Stated exercise :: Without the pictures, output the lines of the material from the very first through the one that holds "(ent) at (315,100)".

Dataset section ::
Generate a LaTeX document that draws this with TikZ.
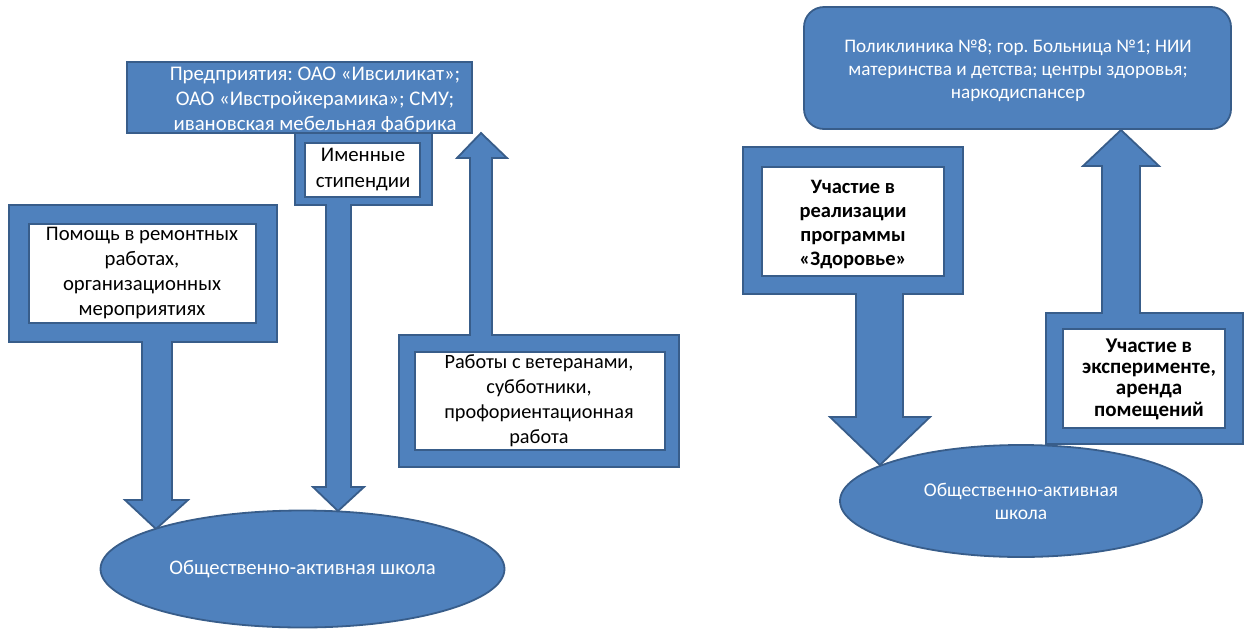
\documentclass[tikz,border=0pt]{standalone}
\usepackage{fontspec}
\setmainfont{Carlito}
\usetikzlibrary{shapes.geometric}
\definecolor{bfill}{HTML}{4F81BD}
\definecolor{bline}{HTML}{385D8A}
\begin{document}
\frenchspacing
\begin{tikzpicture}[x=1pt,y=-1pt,
  shp/.style={fill=bfill,draw=bline,line width=1.8pt,line join=miter},
  innerbox/.style={fill=white,draw=bline,line width=1.5pt},
  wtxt/.style={text=white,align=center,font=\fontsize{20.8}{25}\selectfont,inner sep=0pt},
  btxt/.style={text=black,align=center,font=\fontsize{20.7}{25}\selectfont,inner sep=0pt},
  bbtxt/.style={text=black,align=center,font=\fontsize{20.5}{24}\selectfont\bfseries,inner sep=0pt},
  ell/.style={ellipse,fill=bfill,draw=bline,line width=1.8pt,inner sep=0pt,text=white,align=center},
]
\useasboundingbox (0,0) rectangle (1254,630);

% ---------- left part ----------
% top box
\draw[shp] (127,62) rectangle (472,133);
\node[wtxt] (ent) at (315,100) {Предприятия: ОАО «Ивсиликат»;\\ОАО «Ивстройкерамика»; СМУ;\\ивановская мебельная фабрика};

% callout: Помощь
\draw[shp] (9,205) -- (277,205) -- (277,342) -- (172,342) -- (172,500) -- (188,500)
  -- (156,529) -- (125,500) -- (142,500) -- (142,342) -- (9,342) -- cycle;
\draw[innerbox] (29,224) rectangle (256,323);
\node[btxt] (help) at (142,273) {Помощь в ремонтных\\работах,\\организационных\\мероприятиях};

% callout: Именные стипендии
\draw[shp] (295,133) -- (432,133) -- (432,205) -- (351,205) -- (351,487) -- (364,487)
  -- (338,511) -- (313,487) -- (326,487) -- (326,205) -- (295,205) -- cycle;
\draw[innerbox] (305,143) rectangle (420,197);
\node[btxt,font=\fontsize{20.8}{26}\selectfont] (stip) at (363,170) {Именные\\стипендии};

% callout: Работы с ветеранами (up)
\draw[shp] (399,335) -- (470,335) -- (470,158) -- (457,158) -- (481,133) -- (507,158)
  -- (492,158) -- (492,335) -- (679,335) -- (679,467) -- (399,467) -- cycle;
\draw[innerbox] (415,352) rectangle (665,450);
\node[btxt,font=\fontsize{20.3}{25}\selectfont] (vet) at (539,401) {Работы с ветеранами,\\субботники,\\профориентационная\\работа};

% ellipse left
\node[ell,minimum width=404pt,minimum height=117pt,font=\fontsize{20.7}{25}\selectfont] (school1) at (302.5,569) {Общественно-активная школа};

% ---------- right part ----------
\draw[shp,rounded corners=20pt] (804,7) rectangle (1231,129);
\node[wtxt,font=\fontsize{19.2}{23}\selectfont] (clin) at (1018,71) {Поликлиника №8; гор. Больница №1; НИИ\\материнства и детства; центры здоровья;\\наркодиспансер};

% callout: Участие в реализации (down)
\draw[shp] (743,147) -- (963,147) -- (963,294) -- (903,294) -- (903,417) -- (930,417)
  -- (880,465) -- (830,417) -- (856,417) -- (856,294) -- (743,294) -- cycle;
\draw[innerbox] (762,167) rectangle (944,276);
\node[bbtxt] (health) at (853,224) {Участие в\\реализации\\программы\\«Здоровье»};

% ellipse right
\node[ell,minimum width=362pt,minimum height=112pt,font=\fontsize{19.5}{23}\selectfont] (school2) at (1021,501) {Общественно-активная\\школа};

% callout: Участие в эксперименте (up)
\draw[shp] (1046,313) -- (1102,313) -- (1102,166) -- (1083,166) -- (1121,130) -- (1159,166)
  -- (1140,166) -- (1140,313) -- (1243,313) -- (1243,444) -- (1046,444) -- cycle;
\draw[innerbox] (1063,329) rectangle (1225,428);
\node[bbtxt,font=\fontsize{21}{21.3}\selectfont\bfseries] (exp) at (1149,379) {Участие в\\эксперименте,\\аренда\\помещений};
\end{tikzpicture}
\end{document}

Result of the task ::
Generate a LaTeX document that draws this with TikZ.
\documentclass[tikz,border=0pt]{standalone}
\usepackage{fontspec}
\setmainfont{Carlito}
\usetikzlibrary{shapes.geometric}
\definecolor{bfill}{HTML}{4F81BD}
\definecolor{bline}{HTML}{385D8A}
\begin{document}
\frenchspacing
\begin{tikzpicture}[x=1pt,y=-1pt,
  shp/.style={fill=bfill,draw=bline,line width=1.8pt,line join=miter},
  innerbox/.style={fill=white,draw=bline,line width=1.5pt},
  wtxt/.style={text=white,align=center,font=\fontsize{20.8}{25}\selectfont,inner sep=0pt},
  btxt/.style={text=black,align=center,font=\fontsize{20.7}{25}\selectfont,inner sep=0pt},
  bbtxt/.style={text=black,align=center,font=\fontsize{20.5}{24}\selectfont\bfseries,inner sep=0pt},
  ell/.style={ellipse,fill=bfill,draw=bline,line width=1.8pt,inner sep=0pt,text=white,align=center},
]
\useasboundingbox (0,0) rectangle (1254,630);

% ---------- left part ----------
% top box
\draw[shp] (127,62) rectangle (472,133);
\node[wtxt] (ent) at (315,100) {Предприятия: ОАО «Ивсиликат»;\\ОАО «Ивстройкерамика»; СМУ;\\ивановская мебельная фабрика};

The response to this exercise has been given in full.